János Bolyai was one of the greatest personalities in the history of mathematics. He broke new grounds in science: the creation of Non-Euclidian geometry revolutionized geometry and the theory of physics and replaced Newtonian theories about the world.
He was born in Kolozsvár, on 15 December, 1802. He was brought up in Marosvásárhely and attended the Protestant College. He showed a great interest in mathematics as a child. However, due to the limited financial possibilities of the family he couldn’t attend the University of Göttingen; instead, he went to the Military Academy of Vienna. The military career was a burden to him. He entered the army engineering corps and was sent to Temesvár, Arad and then to Olmütz; then, at the age of 30, he retired and moved home to Marosvásárhely. He lived a retiring life here and on his estate in Domáld, which the family had inherited from Farkas Bolyai’s mother.

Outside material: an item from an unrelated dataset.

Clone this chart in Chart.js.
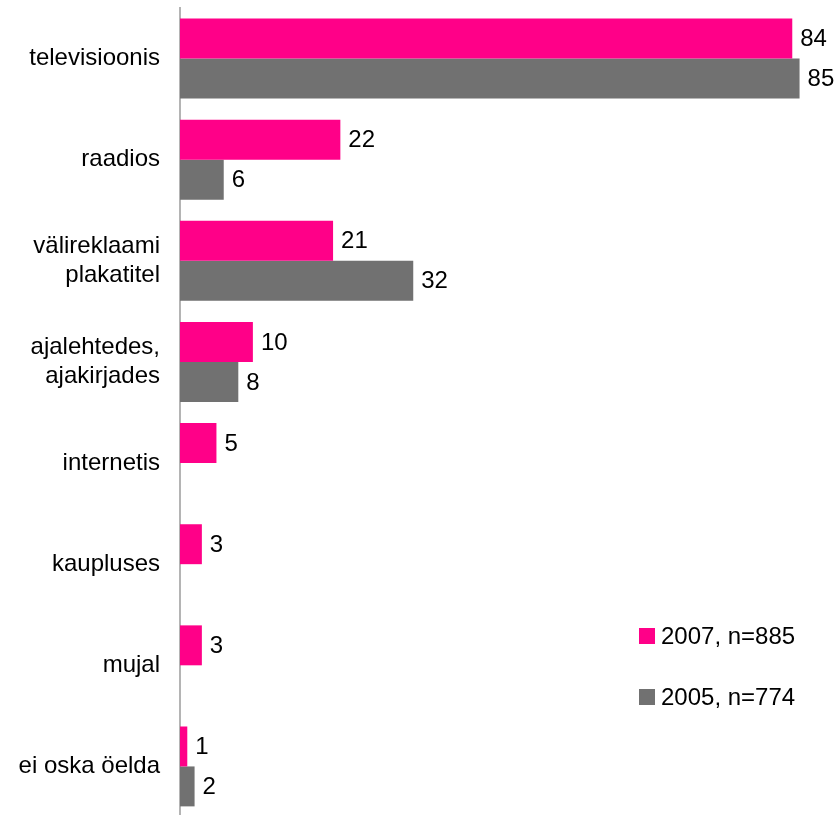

From a young age, János Bolyai was interested by the unsolved problems of mathematics, most of all the 9th axiom of Euclid, the Postulate of the Parallels. With hard work, he developed Non-Euclidian Geometry as early as in 1823. He wrote down his findings in his work entitled Scientia Spatii, which was only published in 1832, as an appendix to his father’s book Tentamen. One of the greatest achievements of the age, it still didn’t bring any change in Bolyai’s life. His name remained unknown for the world of science.
The Teleki-Bolyai library keeps about 13,000 pages of his manuscripts, most of which are his philosophical work Tan (Teachings). His writer intended it as a comprehensive scientific work. Following the units on natural sciences and arts, the chapter entitled Üdvtan (Escatology) was meant to teach mankind the way to universal bliss.
He died on 27 January, 1860. In 1911, his earthly remains were moved next to his father’s.